Reality gets lost in ‘The Science of Sleep’

Liana Aghajanian

In dreams, emotions are overwhelming. Intense desires, terrifying nightmares and hidden realizations masked under heavy eyelids use the mind as their playground, battling against each other in full fledged war until consciousness snaps you back into stagnant reality.

For Stephane Miroux, a shy illustrator whose dreams control his life, however, things are not so easy. While always having trouble separating dreams from reality ever since he was a child, Stephane, now in his twenties, sees his dreams invading his life more than ever before. Host of “Stephane TV,” his own imaginary show created out of cardboard boxes and a shower curtain, Stephane discusses the science of sleep and lays out the ingredients that dreams require: random thoughts, reminiscences of the day, memories from the past, love, friendship, relationships, songs you hear and images you see throughout the day.

In this visually stimulating and fresh film, Michel Gondry, the creator of award winning film, “Eternal Sunshine of the Spotless Mind” and countless commercials and videos, manages to not only present an exciting and unique story line, but introduces vivid characters and an insight perhaps, into your own twisted dreams.

After his father’s untimely passing, Stephane (Gael Garcia Bernal) returns to his childhood home in Paris after his mother promises him a job opportunity with a calendar publisher. Under the impression that the job will entail illustration, Stephane is shocked to discover that his work involves paste-up of calendars. He tries unsuccessfully to present his “Disasterology” drawings of plain crashes, floods and earthquakes to his boss and after growing bored and frustrated with his job, they begin to invade his dreams. Images of himself with gargantuanly magnified hands fighting with his coworkers and other unusual thoughts run through Stephane’s mind.

While trying to help movers who are struggling with relocating a piano up a flight of stairs, he injures his hand and meets his new neighbor Stephanie (Charlotte Gainsbourg) and her friend Zoe. (Emma De Caunes) Stephane keeps quiet about living across the hall from Stephanie and although initially attracted to Zoe, Stephane soon discovers that she shares his love of creativity and invention. As their relationship unfolds and has its own share of ups and downs, Stephane’s dreams become increasingly bizarre. The cardboard realm of Stephane TV expands to include his own little microcosm of the world. Struggling with thoughts of his initial meetings with Stephanie, he writes a best selling novel (“I am Just Your Neighbor and a Liar. By the way, do you have Zoe’s number?”)

In Stephane’s topsy turvy world, the movie go-er no longer is the viewer, but rather becomes part of the dream, empathizes with and roots for Stephane to get the girl. Stephane’s confides in Guy (Alain Chabat), his friend and coworker who provides much comedy throughout the film.
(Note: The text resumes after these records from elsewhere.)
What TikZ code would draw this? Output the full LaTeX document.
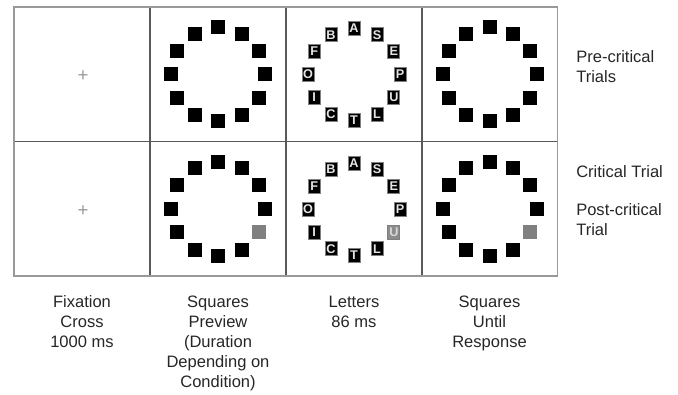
\documentclass[tikz,border=0pt]{standalone}
\usepackage{fontspec}
\setmainfont{Liberation Sans}
\usetikzlibrary{positioning}

\begin{document}
\begin{tikzpicture}[
    x=0.75pt, y=-0.75pt,
    cell/.style={draw=black!65, line width=0.8pt, minimum width=102pt, minimum height=101pt, inner sep=0pt, outer sep=0pt},
    frameline/.style={draw=black!40, line width=1.4pt},
    sq/.style={fill=black, minimum size=10.5pt, inner sep=0pt, outer sep=0pt},
    sqgray/.style={sq, fill=black!50},
    letterbox/.style={fill=black, draw=black!50, line width=0.6pt, minimum width=9pt, minimum height=10.5pt, inner sep=0pt, text=white!90!black, font=\fontsize{9.5}{9.5}\selectfont\bfseries},
    lettergray/.style={letterbox, fill=black!45, text=white!85!black},
    fixcross/.style={text=black!40, font=\fontsize{14}{14}\selectfont, inner sep=0pt},
    caption/.style={align=center, font=\fontsize{12.4}{15}\selectfont, text=black!85, inner sep=0pt},
    rowlabel/.style={align=left, font=\fontsize{12.4}{15}\selectfont, text=black!85, inner sep=0pt, anchor=west}
]
\useasboundingbox (0,0) rectangle (678,395);

    % 1. Display frames (two trial rows, four screens)
    \foreach \col/\x in {1/82, 2/218, 3/354, 4/489.5} {
        \foreach \row/\y in {1/74.5, 2/209} {
            \node[cell] (cell-\row-\col) at (\x,\y) {};
        }
    }
    \draw[frameline] (cell-1-1.north west) rectangle (cell-2-4.south east);

    % 2. Fixation crosses
    \node[fixcross] (fix-1) at ([shift={(1,2)}]cell-1-1.center) {+};
    \node[fixcross] (fix-2) at ([shift={(1,2)}]cell-2-1.center) {+};

    % 3. Square rings (preview and response screens)
    \foreach \col in {2, 4} {
        \foreach \k in {0,...,11} {
            \node[sq] (ring-1-\col-\k) at ([shift={(-90+30*\k:47)}]cell-1-\col.center) {};
        }
        % Critical trial: one square turns gray
        \foreach \k in {0,1,2,3,5,6,7,8,9,10,11} {
            \node[sq] (ring-2-\col-\k) at ([shift={(-90+30*\k:47)}]cell-2-\col.center) {};
        }
        \node[sqgray] (ring-2-\col-4) at ([shift={(30:47)}]cell-2-\col.center) {};
    }

    % 4. Letter ring (86 ms)
    \foreach \k/\ltr in {0/A, 1/S, 2/E, 3/P, 4/U, 5/L, 6/T, 7/C, 8/I, 9/O, 10/F, 11/B} {
        \node[letterbox] (let-1-\k) at ([shift={(-90+30*\k:46)}]cell-1-3.center) {\ltr};
    }
    \foreach \k/\ltr in {0/A, 1/S, 2/E, 3/P, 5/L, 6/T, 7/C, 8/I, 9/O, 10/F, 11/B} {
        \node[letterbox] (let-2-\k) at ([shift={(-90+30*\k:46)}]cell-2-3.center) {\ltr};
    }
    \node[lettergray] (let-2-4) at ([shift={(30:46)}]cell-2-3.center) {U};

    % 5. Screen captions
    \node[caption, below=14.5pt of cell-2-1.south, anchor=north] (cap-fix) {Fixation\\Cross\\1000 ms};
    \node[caption, below=14.5pt of cell-2-2.south, anchor=north] (cap-prev) {Squares\\Preview\\(Duration\\Depending on\\Condition)};
    \node[caption, below=14.5pt of cell-2-3.south, anchor=north] (cap-let) {Letters\\86 ms};
    \node[caption, below=14.5pt of cell-2-4.south, anchor=north] (cap-resp) {Squares\\Until\\Response};

    % 6. Trial labels
    \node[rowlabel] (lbl-pre) at (576,67) {Pre-critical\\Trials};
    \node[rowlabel] (lbl-crit) at (576,172) {Critical Trial};
    \node[rowlabel] (lbl-post) at (576,220) {Post-critical\\Trial};

\end{tikzpicture}
\end{document}
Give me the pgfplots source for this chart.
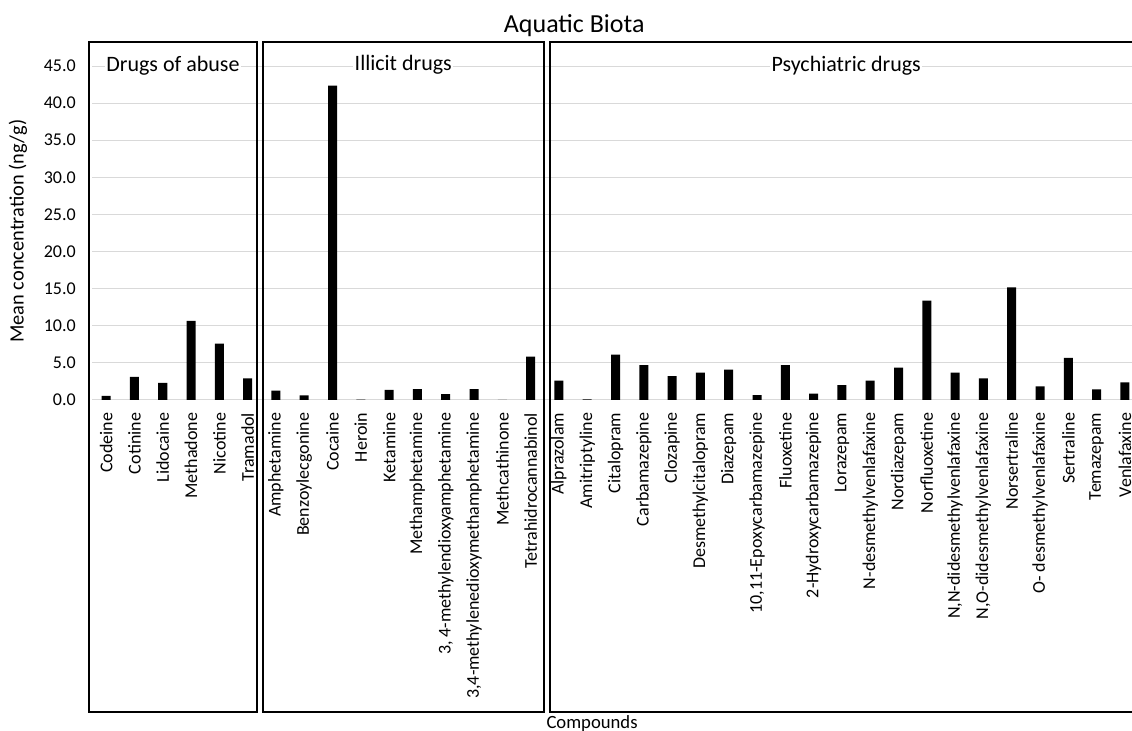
\documentclass[border=0pt]{standalone}
\usepackage{pgfplots}
\pgfplotsset{compat=1.18}
\usepackage{pgfplotstable}
\usepackage{fontspec}
\setmainfont{Carlito}
\definecolor{gridgray}{HTML}{D9D9D9}
\pgfplotstableread{
x y
0 0.55
1 3.1
2 2.3
3 10.65
4 7.6
5 2.9
6 1.26
7 0.63
8 42.35
9 0.05
10 1.35
11 1.48
12 0.8
13 1.48
14 0
15 5.84
16 2.6
17 0.1
18 6.1
19 4.7
20 3.2
21 3.7
22 4.1
23 0.67
24 4.7
25 0.85
26 2.0
27 2.6
28 4.36
29 13.38
30 3.7
31 2.9
32 15.18
33 1.84
34 5.66
35 1.44
36 2.38
}\datatable
\begin{document}
\begin{tikzpicture}
\useasboundingbox (0,0) rectangle (849pt,548.25pt);
\begin{axis}[
  at={(69pt,248.25pt)}, anchor=south west,
  scale only axis, width=780pt, height=250.5pt,
  xmin=-0.5, xmax=36.25, ymin=0, ymax=45,
  ybar, bar width=6.75pt, bar shift=0pt,
  xtick={0,...,36},
  xticklabels={Codeine,Cotinine,Lidocaine,Methadone,Nicotine,Tramadol,
    Amphetamine,Benzoylecgonine,Cocaine,Heroin,Ketamine,Methamphetamine,
    {3, 4-methylendioxyamphetamine},{3,4-methylenedioxymethamphetamine},Methcathinone,Tetrahidrocannabinol,
    Alprazolam,Amitriptyline,Citalopram,Carbamazepine,Clozapine,Desmethylcitalopram,Diazepam,
    {10,11-Epoxycarbamazepine},Fluoxetine,{2-Hydroxycarbamazepine},Lorazepam,N-desmethylvenlafaxine,
    Nordiazepam,Norfluoxetine,{N,N-didesmethylvenlafaxine},{N,O-didesmethylvenlafaxine},Norsertraline,
    {O- desmethylvenlafaxine},Sertraline,Temazepam,Venlafaxine},
  ytick={0,5,...,45},
  /pgf/number format/assume math mode=true,
  yticklabel style={/pgf/number format/fixed, /pgf/number format/fixed zerofill, /pgf/number format/precision=1},
  y tick label style={font=\fontsize{13.5}{16}\selectfont, anchor=east, inner xsep=12pt},
  x tick label style={font=\fontsize{13.5}{16}\selectfont, rotate=90, anchor=east, inner xsep=9.5pt},
  ymajorgrids, grid style={draw=gridgray, line width=0.75pt},
  axis line style={draw=none}, major tick length=0pt,
  ylabel={Mean concentration (ng/g)},
  ylabel style={font=\fontsize{15.3}{18}\selectfont, at={(axis description cs:-0.0712,0.505)}, anchor=center},
  clip=false,
]
\addplot[fill=black, draw=none] table[x=x, y=y] {\datatable};
\draw[line width=1.5pt] (axis cs:-0.6,-42.04) rectangle (axis cs:5.34,48.23);
\draw[line width=1.5pt] (axis cs:5.55,-42.04) rectangle (axis cs:15.48,48.23);
\draw[line width=1.5pt] (axis cs:15.69,-42.04) rectangle (axis cs:36.6,48.23);
\node[fill=white, inner sep=1pt, font=\fontsize{16.5}{19}\selectfont] at (axis cs:2.36,45) {Drugs of abuse};
\node[fill=white, inner sep=1pt, font=\fontsize{16.5}{19}\selectfont] at (axis cs:10.5,45.2) {Illicit drugs};
\node[fill=white, inner sep=1pt, font=\fontsize{16.5}{19}\selectfont] at (axis cs:26.15,45) {Psychiatric drugs};
\node[anchor=base, inner sep=0pt, font=\fontsize{19.5}{23}\selectfont] at (axis cs:16.54,49.45) {Aquatic Biota};
\node[anchor=base, inner sep=0pt, font=\fontsize{14}{17}\selectfont] at (axis cs:17.17,-44.2) {Compounds};
\end{axis}
\end{tikzpicture}
\end{document}
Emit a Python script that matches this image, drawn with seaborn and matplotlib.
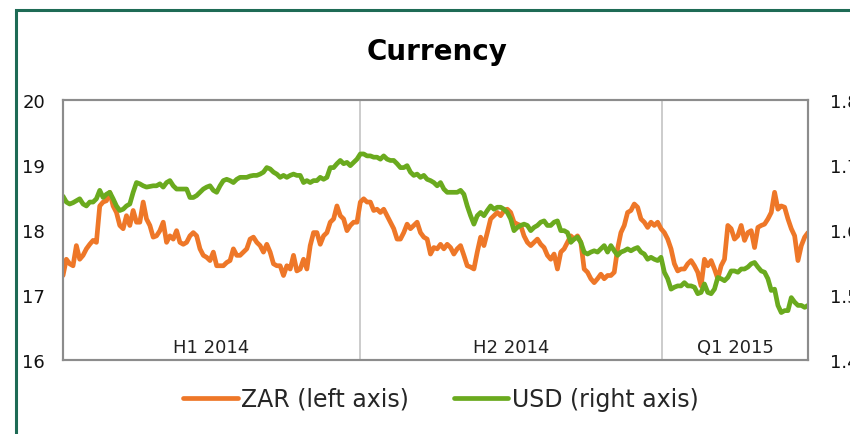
import pandas as pd
import seaborn as sns
import matplotlib.pyplot as plt
import matplotlib.patches as patches
import matplotlib.transforms as mtransforms
import matplotlib.ticker as ticker

# values, roughly every two days from Jan 2014 to end of Mar 2015
zar = [
    17.30, 17.55, 17.48, 17.45, 17.76, 17.55, 17.61, 17.71, 17.78, 17.84,
    17.81, 18.37, 18.43, 18.45, 18.58, 18.37, 18.27, 18.07, 18.02, 18.22,
    18.07, 18.30, 18.12, 18.12, 18.43, 18.17, 18.07, 17.89, 17.91, 17.99,
    18.12, 17.81, 17.91, 17.86, 17.99, 17.81, 17.78, 17.81, 17.91, 17.96,
    17.91, 17.71, 17.61, 17.58, 17.53, 17.66, 17.45, 17.45, 17.45, 17.50,
    17.53, 17.71, 17.61, 17.61, 17.66, 17.71, 17.86, 17.89, 17.81, 17.76,
    17.66, 17.78, 17.66, 17.48, 17.45,
    17.45, 17.30, 17.45, 17.40, 17.61, 17.37, 17.40, 17.55, 17.40, 17.76,
    17.96, 17.96, 17.78, 17.91, 17.96, 18.12, 18.17, 18.37, 18.22, 18.17,
    17.99, 18.07, 18.12, 18.12, 18.43, 18.48, 18.43, 18.43, 18.30, 18.32,
    18.27, 18.32, 18.22, 18.12, 18.02, 17.86, 17.86, 17.96, 18.09, 18.02,
    18.07, 18.12, 17.96, 17.89, 17.86, 17.63, 17.73, 17.71, 17.78, 17.71,
    17.78, 17.73, 17.63, 17.71, 17.76, 17.61, 17.45, 17.43, 17.40, 17.66,
    17.89, 17.76, 17.96, 18.17, 18.22, 18.27, 18.22, 18.30, 18.32, 18.27,
    18.12, 18.09, 18.07, 17.91, 17.81, 17.76, 17.81, 17.86, 17.78, 17.73,
    17.61, 17.55, 17.63, 17.40,
    17.66, 17.71, 17.81, 17.91, 17.86, 17.91, 17.81, 17.40, 17.35, 17.25,
    17.19, 17.25, 17.32, 17.25, 17.30, 17.30, 17.35, 17.71, 17.96, 18.07,
    18.27, 18.30, 18.40, 18.35, 18.17, 18.12, 18.04, 18.12, 18.07, 18.12,
    18.02, 17.96, 17.86, 17.71, 17.48, 17.37, 17.40, 17.40, 17.48, 17.53,
    17.45, 17.35, 17.14, 17.55, 17.45, 17.53, 17.40, 17.25, 17.45, 17.55,
    18.07, 18.02, 17.86, 17.91, 18.07, 17.84, 17.96, 17.99, 17.73, 18.04,
    18.07, 18.09, 18.17, 18.27, 18.58, 18.32, 18.37, 18.35, 18.17, 18.02,
    17.91, 17.53, 17.76, 17.89, 17.96,
]

usd = [
    1.652, 1.643, 1.640, 1.642, 1.645, 1.648, 1.640, 1.637, 1.643, 1.643,
    1.648, 1.661, 1.650, 1.655, 1.658, 1.648, 1.637, 1.630, 1.632, 1.637,
    1.640, 1.658, 1.673, 1.671, 1.668, 1.666, 1.667, 1.668, 1.668, 1.671,
    1.666, 1.673, 1.676, 1.668, 1.663, 1.663, 1.663, 1.663, 1.650, 1.650,
    1.653, 1.658, 1.663, 1.666, 1.668, 1.661, 1.658, 1.668, 1.676, 1.678,
    1.676, 1.673, 1.678, 1.681, 1.681, 1.681, 1.683, 1.684, 1.684, 1.686,
    1.689, 1.696, 1.694, 1.689, 1.686,
    1.681, 1.684, 1.681, 1.684, 1.686, 1.684, 1.684, 1.673, 1.676, 1.673,
    1.676, 1.676, 1.681, 1.678, 1.681, 1.696, 1.696, 1.702, 1.707, 1.702,
    1.704, 1.699, 1.704, 1.709, 1.717, 1.717, 1.714, 1.714, 1.712, 1.712,
    1.709, 1.714, 1.709, 1.707, 1.707, 1.702, 1.696, 1.696, 1.699, 1.689,
    1.684, 1.686, 1.681, 1.684, 1.678, 1.676, 1.673, 1.668, 1.673, 1.663,
    1.658, 1.658, 1.658, 1.658, 1.661, 1.655, 1.637, 1.622, 1.609, 1.622,
    1.627, 1.622, 1.630, 1.637, 1.632, 1.635, 1.635, 1.632, 1.627, 1.617,
    1.599, 1.604, 1.607, 1.609, 1.607, 1.599, 1.604, 1.607, 1.612, 1.614,
    1.607, 1.607, 1.612, 1.614,
    1.599, 1.599, 1.596, 1.581, 1.586, 1.589, 1.581, 1.566, 1.563, 1.566,
    1.568, 1.566, 1.571, 1.576, 1.566, 1.576, 1.568, 1.561, 1.566, 1.568,
    1.571, 1.568, 1.571, 1.573, 1.566, 1.563, 1.555, 1.558, 1.555, 1.553,
    1.558, 1.535, 1.525, 1.509, 1.512, 1.514, 1.514, 1.519, 1.514, 1.514,
    1.512, 1.502, 1.504, 1.517, 1.504, 1.502, 1.509, 1.527, 1.525, 1.522,
    1.527, 1.537, 1.537, 1.535, 1.540, 1.540, 1.543, 1.548, 1.550, 1.543,
    1.537, 1.535, 1.525, 1.507, 1.509, 1.484, 1.473, 1.476, 1.476, 1.496,
    1.489, 1.484, 1.484, 1.481, 1.484,
]

period_labels = ["H1 2014", "H2 2014", "Q1 2015"]
period_bounds = ["2014-01-01", "2014-07-01", "2015-01-01", "2015-03-31"]

ORANGE = "#ee7728"
GREEN = "#6aaa1e"
FRAME = "#1e6b55"
SPINE = "#8c8c8c"

df = pd.DataFrame({
    "date": pd.date_range("2014-01-01", "2015-03-31", periods=len(zar)),
    "ZAR": zar,
    "USD": usd,
})

sns.set_style("white")
plt.rcParams["font.family"] = ["DejaVu Sans"]

fig = plt.figure(figsize=(8.5, 4.35), dpi=100)
ax = fig.add_axes([63 / 850, 1 - 361 / 435, 745 / 850, 260 / 435])
ax2 = ax.twinx()

sns.lineplot(data=df, x="date", y="ZAR", ax=ax, color=ORANGE, lw=3.4,
             label="ZAR (left axis)", legend=False)
sns.lineplot(data=df, x="date", y="USD", ax=ax2, color=GREEN, lw=3.4,
             label="USD (right axis)", legend=False)

bounds = pd.to_datetime(period_bounds)
ax.set_xlim(bounds[0], bounds[-1])
ax.set_ylim(16, 20)
ax2.set_ylim(1.4, 1.8)
ax.yaxis.set_major_locator(ticker.MultipleLocator(1))
ax2.yaxis.set_major_locator(ticker.MultipleLocator(0.1))
ax2.yaxis.set_major_formatter(ticker.FormatStrFormatter("%.1f"))

for b in bounds[1:-1]:
    ax.axvline(b, color="#c4c4c4", lw=1.2, zorder=0)

trans = mtransforms.blended_transform_factory(ax.transData, ax.transAxes)
for lab, a, b in zip(period_labels, bounds[:-1], bounds[1:]):
    ax.text(a + (b - a) / 2, 0.05, lab, transform=trans, ha="center",
            va="center", fontsize=13, color="#222222")

ax.set_xticks([])
ax.set_xlabel("")
ax.set_ylabel("")
ax2.set_ylabel("")
ax.tick_params(axis="y", length=0, pad=13, labelsize=13, labelcolor="#111111")
ax2.tick_params(axis="y", length=0, pad=16, labelsize=13, labelcolor="#111111")
for a in (ax, ax2):
    for s in a.spines.values():
        s.set_color(SPINE)
        s.set_linewidth(1.5)

fig.text(437 / 850, 1 - 52 / 435, "Currency", ha="center", va="center",
         fontsize=20, fontweight="bold", color="black")

h1, l1 = ax.get_legend_handles_labels()
h2, l2 = ax2.get_legend_handles_labels()
fig.legend(h1 + h2, l1 + l2, loc="center", bbox_to_anchor=(441 / 850, 1 - 400 / 435),
           ncol=2, frameon=False, fontsize=17, handlelength=2.3,
           handletextpad=0.15, columnspacing=1.9)

fig.add_artist(patches.Rectangle((16 / 850, -0.1), 1.0, 1.1 - 11 / 435,
                                 transform=fig.transFigure, fill=False,
                                 edgecolor=FRAME, lw=2.2))

fig.savefig("out.png", dpi=100)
Guy, although puzzled with how strangely Stephane acts, listens and advises Stephane on what to do about Stephanie and his dreams.

The cinematography, paired with the superb acting from Benal and Gainsbourg, is what carries the plot throughout the film. Gondry does not just tell you of Stephane’s dreams, he shows you Stephane building his cardboard world of buildings, cars and factories while the dream counterparts of his coworkers watch on in excitement from their boss’ office window which has his disasterology paintings hanging on the wall.

The soundtrack which includes tracks from The Willowz, Jean-Michel Bernard and an oddly placed Steppin’ Out from Kool and the Gang, assures any viewer with doubt that Stephane’s mind is in fact distorting the lines between dreams and reality. With beautiful melancholy rifts and appropriately placed heavy metal to reveal an intensity of a dream or scene, the soundtrack completes the movie, the way all soundtracks should. Listening to tracks with the absence of the film does not let you forget a particular scene or event each song is connected to.

Just like dreams, the “Science of Sleep” might leave you feeling unsatisfied or confused, and this could be the only downfall of the film. However, to truly appreciate what “Science of Sleep” has to offer, you might be required to make multiple visits to the theater.